Caracas asoma como ese cuenco cercado por un cordón topográfico y vegetal, barrera natural que cataliza dos orillas que se besan: la tierra y el mar. Este pacto primigenio es una de las líneas que atraviesa el corpus, abrazar lo incomprensible, hacerse uno con lo otro. Así, el exilio se compone como un atlas, una geografía personal que fusiona distancias para hacerlas una como líneas de su mano. Lo propio es ese espacio heterotópico que se construye en la experiencia, territorio exclusivo para formar, asir, tocar, volver y amar. El agua como descenso único de la esencia, recurso que fusiona lo vital y metamórfico en el poema, paisaje en la letra.

Reminiscencias irrumpen como relámpagos, construcciones que son captura del paisaje inscrito a fuego en la materia personal. El lugar de encuentro es la emoción, cruce y traslado: la memoria como espacio. En Venezuela, lo cartográfico es también tradición oral: calles, avenidas, edificios y casas no llevan número, sino nombre. Recorrer, conocer, regresar, mapear el derredor es un ejercicio conversacional que apela a la memoria. La conocida ruta que lleva de Caracas al litoral central está delineada por una irrevocable figura a escala humana que se erige al borde del agua: es un pez coronado como El Rey del pescado frito. Las carreteras albergan mitologías de la tradición en forma de vallas, hombres de lata hechos de restos automotores, parajes repletos de baldes con frutas de estación, artesanías, tejidos y animales silvestres. El mapa es identidad, resonancia convertida en fotograma.

Vaivén del oleaje, ladrido animal, alas fugitivas, ráfagas marinas, suave agitar de hojas que forman un vívido cuerpo que se desliza sobre la cresta del agua o cardumen en viaje al interior del mar. La imagen del puerto desde donde  se avista lo fundante, plataforma de lo posible. Aquel motivo para evocar aspiraciones y anhelos en el borde de las guerras intestinas que recrudecieron el interior de las naciones europeas. Espacio liminar que abre un camino hacia la nada, arrojo ciego sobre preguntas que revelan a su vez cierta claridad: el derecho a la melancolía y la pérdida. Mar abierto, una sensibilidad haciéndose a sí misma indefinidamente.
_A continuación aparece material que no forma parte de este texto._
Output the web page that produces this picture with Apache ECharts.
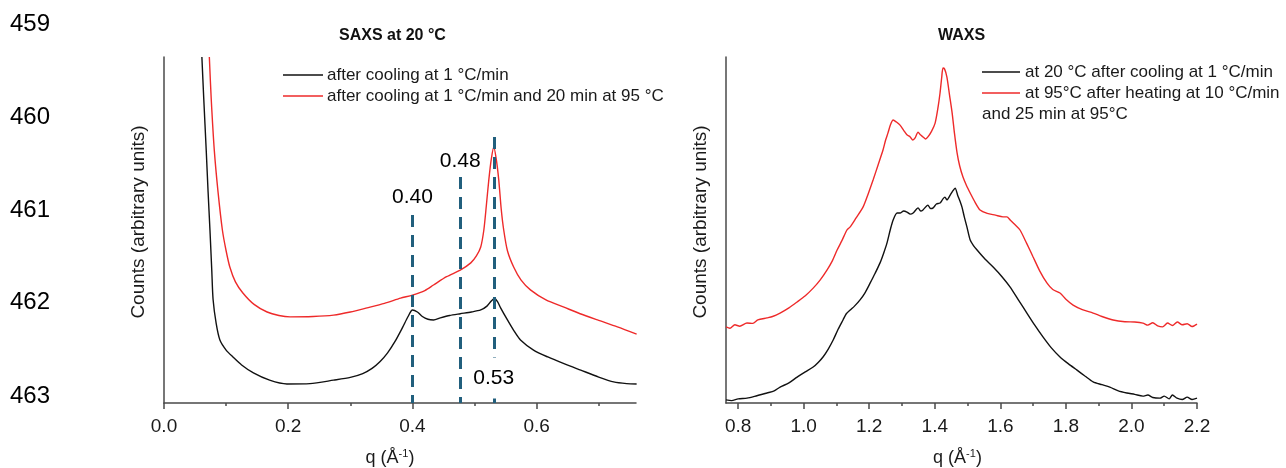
<!DOCTYPE html>
<html><head><meta charset="utf-8">
<script src="https://cdn.jsdelivr.net/npm/echarts@6/dist/echarts.min.js"></script>
<style>html,body{margin:0;padding:0;background:#fff}#c{width:1286px;height:468px}</style>
</head><body><div id="c"></div>
<script>
// ---------- data ----------
const lineNumbers = ['459', '460', '461', '462', '463'];

const saxsTicks = [0, 0.2, 0.4, 0.6];
const saxsMinorTicks = [0.1, 0.3, 0.5, 0.7];
const waxsTicks = [0.8, 1.0, 1.2, 1.4, 1.6, 1.8, 2.0, 2.2];
const waxsMinorTicks = [0.9, 1.1, 1.3, 1.5, 1.7, 1.9, 2.1];

const saxsBlackQ = [0.061,0.064,0.068,0.071,0.074,0.077,0.079,0.084,0.090,0.100,0.111,0.125,0.144,0.170,0.198,0.235,0.273,0.300,0.320,0.335,0.348,0.360,0.372,0.384,0.393,0.400,0.408,0.416,0.425,0.434,0.445,0.460,0.477,0.495,0.510,0.520,0.527,0.532,0.537,0.542,0.553,0.563,0.574,0.595,0.618,0.645,0.671,0.700,0.724,0.745,0.761];
const saxsBlackI = [100,88,73,61,50,38,30,23,18.2,15.3,13.3,11,8.7,6.6,5.5,5.6,6.6,7.4,8.5,10.0,12.0,14.5,17.8,21.8,25.0,26.9,26.3,25.0,24.2,24.0,24.6,25.3,25.8,26.3,26.9,28.0,29.5,30.2,29.3,27.5,24.0,21,18.2,15.3,13.3,11.3,9.5,7.5,6.1,5.6,5.5];

const saxsRedQ = [0.073,0.076,0.081,0.087,0.094,0.100,0.106,0.115,0.127,0.145,0.166,0.185,0.203,0.240,0.273,0.300,0.327,0.355,0.381,0.400,0.420,0.434,0.455,0.477,0.494,0.503,0.510,0.515,0.519,0.523,0.527,0.531,0.535,0.539,0.543,0.547,0.553,0.563,0.575,0.590,0.615,0.644,0.670,0.698,0.730,0.761];
const saxsRedI = [100,88,73,61,50,44,39.3,35,31.8,28.5,26.3,25.3,24.9,25.0,25.4,26.3,27.5,28.8,30.3,31.2,32.5,34.1,36.5,38.4,40.5,42.5,45.1,50,57,64.5,70.5,74.0,70.5,64.5,56,50,44,39.3,35.5,32.7,29.8,27.7,25.8,24.0,22.0,19.9];

const waxsBlackQ = [0.763,0.78,0.80,0.827,0.85,0.888,0.91,0.928,0.955,0.980,1.005,1.029,1.045,1.059,1.075,1.090,1.105,1.120,1.130,1.142,1.155,1.172,1.188,1.203,1.218,1.233,1.244,1.254,1.264,1.273,1.285,1.294,1.305,1.315,1.325,1.334,1.349,1.357,1.364,1.379,1.387,1.395,1.405,1.416,1.425,1.431,1.437,1.447,1.455,1.462,1.470,1.477,1.483,1.490,1.498,1.508,1.518,1.529,1.553,1.578,1.605,1.630,1.655,1.681,1.705,1.730,1.755,1.782,1.808,1.834,1.858,1.883,1.910,1.934,1.960,1.986,2.010,2.035,2.050,2.065,2.087,2.100,2.115,2.125,2.139,2.155,2.170,2.185,2.200];
const waxsBlackI = [0.9,0.7,1.2,1.4,1.9,2.9,3.5,4.6,5.8,7.5,9.0,10.4,11.8,13.3,15.6,18.2,21.3,24.0,25.8,26.9,28.0,29.8,32.0,34.7,37.5,40.5,43.3,46.2,50.0,52.9,54.9,54.9,55.5,55.2,54.6,54.9,56.4,55.5,55.8,57.2,56.2,56.4,57.5,57.8,59.0,59.5,58.7,60.1,61.3,62.1,60.0,58.3,56.6,53.8,50.9,47.1,45.5,44.2,41.6,39.3,36.5,33.5,29.8,26.0,22.5,19.1,16.0,13.3,11.3,9.5,7.8,6.1,5.3,4.6,3.5,2.9,2.5,2.0,2.3,1.6,1.4,2.0,1.2,2.3,1.4,1.0,1.7,1.0,1.4];

const waxsRedQ = [0.763,0.775,0.790,0.805,0.827,0.845,0.860,0.888,0.905,0.928,0.955,0.980,1.005,1.029,1.050,1.071,1.087,1.102,1.117,1.132,1.142,1.160,1.181,1.197,1.212,1.227,1.242,1.250,1.257,1.265,1.273,1.283,1.294,1.305,1.315,1.325,1.333,1.340,1.349,1.356,1.364,1.372,1.379,1.390,1.401,1.410,1.416,1.421,1.425,1.430,1.437,1.445,1.453,1.460,1.468,1.476,1.486,1.497,1.508,1.523,1.538,1.560,1.585,1.608,1.620,1.630,1.645,1.660,1.680,1.700,1.720,1.742,1.760,1.782,1.800,1.822,1.850,1.883,1.910,1.944,1.980,2.010,2.035,2.050,2.065,2.080,2.095,2.110,2.125,2.140,2.155,2.170,2.185,2.200];
const waxsRedI = [22.0,21.6,22.6,22.2,23.1,23.0,24.0,24.6,25.0,26.0,27.5,29.2,31.0,33.2,35.5,38.4,41.0,44.2,47.0,50.0,50.9,53.5,56.6,60.5,64.5,68.8,73.1,76.0,78.0,80.5,81.8,81.2,80.3,78.8,77.5,76.9,76.0,76.6,78.3,77.5,76.9,76.3,76.9,78.5,80.9,85.5,89.6,94.0,96.8,96.5,94.2,89.0,83.8,78.0,72.3,68.5,65.3,62.8,60.7,58.0,55.8,54.8,54.3,53.8,53.8,52.9,51.5,50.0,46.2,42.2,38.2,34.7,32.8,31.8,30.0,28.3,27.0,26.0,25.0,24.0,23.5,23.4,23.1,22.5,23.2,22.3,22.0,23.1,22.4,23.4,22.6,22.9,22.1,22.8];

const peakQ = [0.400, 0.477, 0.531];
const peakLineTop = [54.3, 65.3, 76.9];
const peakLabels = ['0.40', '0.48', '0.53'];
const peakLabelY = [59.5, 69.9, 7.2];

const saxsLegend = ['after cooling at 1 °C/min', 'after cooling at 1 °C/min and 20 min at 95 °C'];
const waxsLegend = ['at 20 °C after cooling at 1 °C/min', 'at 95°C after heating at 10 °C/min', 'and 25 min at 95°C'];

// ---------- chart ----------
const FONT = '"Liberation Sans", Arial, sans-serif';
const AXIS_COLOR = '#4a4a4a';
const TXT = '#1a1a1a';
const BLACK = '#111111';
const RED = '#ee2a2a';
const DASH = '#215f7d';

const zip = (a, b) => a.map((v, i) => [v, b[i]]);

function majorX(grid, min, max, ticks) {
  return {
    type: 'value', gridIndex: grid, min: min, max: max, position: 'bottom',
    axisLine: { show: true, onZero: false, lineStyle: { color: AXIS_COLOR, width: 1.5 } },
    axisTick: { show: true, customValues: ticks, length: 6, lineStyle: { color: AXIS_COLOR, width: 1.5 } },
    axisLabel: { show: true, customValues: ticks, formatter: v => v.toFixed(1), margin: 14,
      fontFamily: FONT, fontSize: 19, color: TXT },
    splitLine: { show: false },
    name: '{a|q (Å}{b|-1}{a|)}', nameLocation: 'middle', nameGap: 45,
    nameTextStyle: { fontFamily: FONT, color: TXT, padding: grid === 0 ? [0, 20, 0, 0] : [0, 8, 0, 0],
      rich: { a: { fontFamily: FONT, fontSize: 18, color: TXT },
              b: { fontFamily: FONT, fontSize: 11, color: TXT, padding: [0, 0, 9, 0] } } }
  };
}
function minorX(grid, min, max, ticks) {
  return {
    type: 'value', gridIndex: grid, min: min, max: max, position: 'bottom',
    axisLine: { show: false, onZero: false },
    axisTick: { show: true, customValues: ticks, length: 3, lineStyle: { color: AXIS_COLOR, width: 1.5 } },
    axisLabel: { show: false },
    splitLine: { show: false }
  };
}
function yAx(grid) {
  return {
    type: 'value', gridIndex: grid, min: 0, max: 100,
    axisLine: { show: true, lineStyle: { color: AXIS_COLOR, width: 1.5 } },
    axisTick: { show: false }, axisLabel: { show: false }, splitLine: { show: false },
    name: 'Counts (arbitrary units)', nameLocation: 'middle', nameGap: 16,
    nameTextStyle: { fontFamily: FONT, fontSize: 19, color: TXT, padding: [0, 0, 0, 16] }
  };
}

const lineSeries = (name, xi, yi, data, color) => ({
  name: name, type: 'line', xAxisIndex: xi, yAxisIndex: yi, data: data,
  showSymbol: false, symbol: 'none', smooth: 0.25, clip: true,
  lineStyle: { color: color, width: 1.4 }, z: 3
});

const markLines = peakQ.map((q, i) => [
  { coord: [q, peakLineTop[i]] }, { coord: [q, 0] }
]);

const annotationData = peakQ.map((q, i) => ({
  value: [q, peakLabelY[i]], name: peakLabels[i],
  label: i === 2 ? { backgroundColor: '#ffffff', padding: [10, 2, 10, 2] } : {}
}));

const graphics = [];
const lineNumY = [24, 117, 210, 302, 396];
lineNumbers.forEach((t, i) => graphics.push({
  type: 'text', x: 10, y: lineNumY[i],
  style: { text: t, fontFamily: FONT, fontSize: 24, fill: '#000', verticalAlign: 'middle' }
}));
// SAXS legend
[[BLACK, 75], [RED, 96]].forEach(([c, y], i) => {
  graphics.push({ type: 'line', shape: { x1: 283, y1: y, x2: 323, y2: y }, style: { stroke: c, lineWidth: 1.4 } });
  graphics.push({ type: 'text', x: 327, y: y, style: { text: saxsLegend[i], fontFamily: FONT, fontSize: 17, fill: TXT, verticalAlign: 'middle' } });
});
// WAXS legend
[[BLACK, 72], [RED, 93]].forEach(([c, y], i) => {
  graphics.push({ type: 'line', shape: { x1: 982, y1: y, x2: 1020, y2: y }, style: { stroke: c, lineWidth: 1.4 } });
  graphics.push({ type: 'text', x: 1025, y: y, style: { text: waxsLegend[i], fontFamily: FONT, fontSize: 17, fill: TXT, verticalAlign: 'middle' } });
});
graphics.push({ type: 'text', x: 982, y: 114, style: { text: waxsLegend[2], fontFamily: FONT, fontSize: 17, fill: TXT, verticalAlign: 'middle' } });

const option = {
  animation: false,
  backgroundColor: '#ffffff',
  title: [
    { text: 'SAXS at 20 °C', left: 339, top: 28, padding: 0,
      textStyle: { fontFamily: FONT, fontSize: 16, fontWeight: 'bold', color: '#111' } },
    { text: 'WAXS', left: 938, top: 28, padding: 0,
      textStyle: { fontFamily: FONT, fontSize: 16, fontWeight: 'bold', color: '#111' } }
  ],
  grid: [
    { left: 164, top: 57, width: 472, height: 346, containLabel: false, outerBoundsMode: 'none' },
    { left: 726, top: 57, width: 471, height: 346, containLabel: false, outerBoundsMode: 'none' }
  ],
  xAxis: [
    majorX(0, 0, 0.76, saxsTicks),
    minorX(0, 0, 0.76, saxsMinorTicks),
    majorX(1, 0.763, 2.2, waxsTicks),
    minorX(1, 0.763, 2.2, waxsMinorTicks)
  ],
  yAxis: [yAx(0), yAx(1)],
  series: [
    Object.assign(lineSeries('SAXS ' + saxsLegend[0], 0, 0, zip(saxsBlackQ, saxsBlackI), BLACK), {
      markLine: { silent: true, symbol: ['none', 'none'], label: { show: false },
        lineStyle: { color: DASH, width: 3, type: [12, 8] }, data: markLines, z: 4 }
    }),
    lineSeries('SAXS ' + saxsLegend[1], 0, 0, zip(saxsRedQ, saxsRedI), RED),
    {
      name: 'peak labels', type: 'scatter', xAxisIndex: 0, yAxisIndex: 0,
      symbolSize: 0, data: annotationData, z: 6, zlevel: 1, silent: true,
      itemStyle: { opacity: 1 },
      label: { show: true, position: 'inside', formatter: p => p.name, opacity: 1,
        textBorderWidth: 0, fontFamily: FONT, fontSize: 21, color: '#000' }
    },
    lineSeries('WAXS ' + waxsLegend[0], 2, 1, zip(waxsBlackQ, waxsBlackI), BLACK),
    lineSeries('WAXS ' + waxsLegend[1], 2, 1, zip(waxsRedQ, waxsRedI), RED)
  ],
  graphic: graphics
};

const chart = echarts.init(document.getElementById('c'), null, { renderer: 'canvas' });
chart.setOption(option);
</script>
</body></html>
Aquí late aquello necesariamente anfibio que atraviesa la supervivencia: ser capaz de asimilar los golpes atávicos y transformarlos en sustrato sabio, impulso, dato, posibilidad. La voz poética se afianza en la reunión de ecos multiformes que retumban en un cielo de aves, entre los brazos de árboles, en la frondosa amistad con perros de playa y el asombro por lo mínimo que robustece una secuencia, quizás, ya antes vivida en el recorrido del padre, y que dulce se recrea en lo propio como una reconciliación.

Libro de pluma incandescente que traza lugares en los que se ha sido feliz, postales que suceden como epifanías, el porqué de aquello que nos recorre como un signo. Adriatic(o) es retrato de la desnudez de su autora, quien reivindica y resignifica el extravío. Gran regalo este espejo de agua, piedra preciosa, turquesa, palabras como trozos de madera capaces de sujetar y asir un refugio en medio del tránsito que significa estar vivo.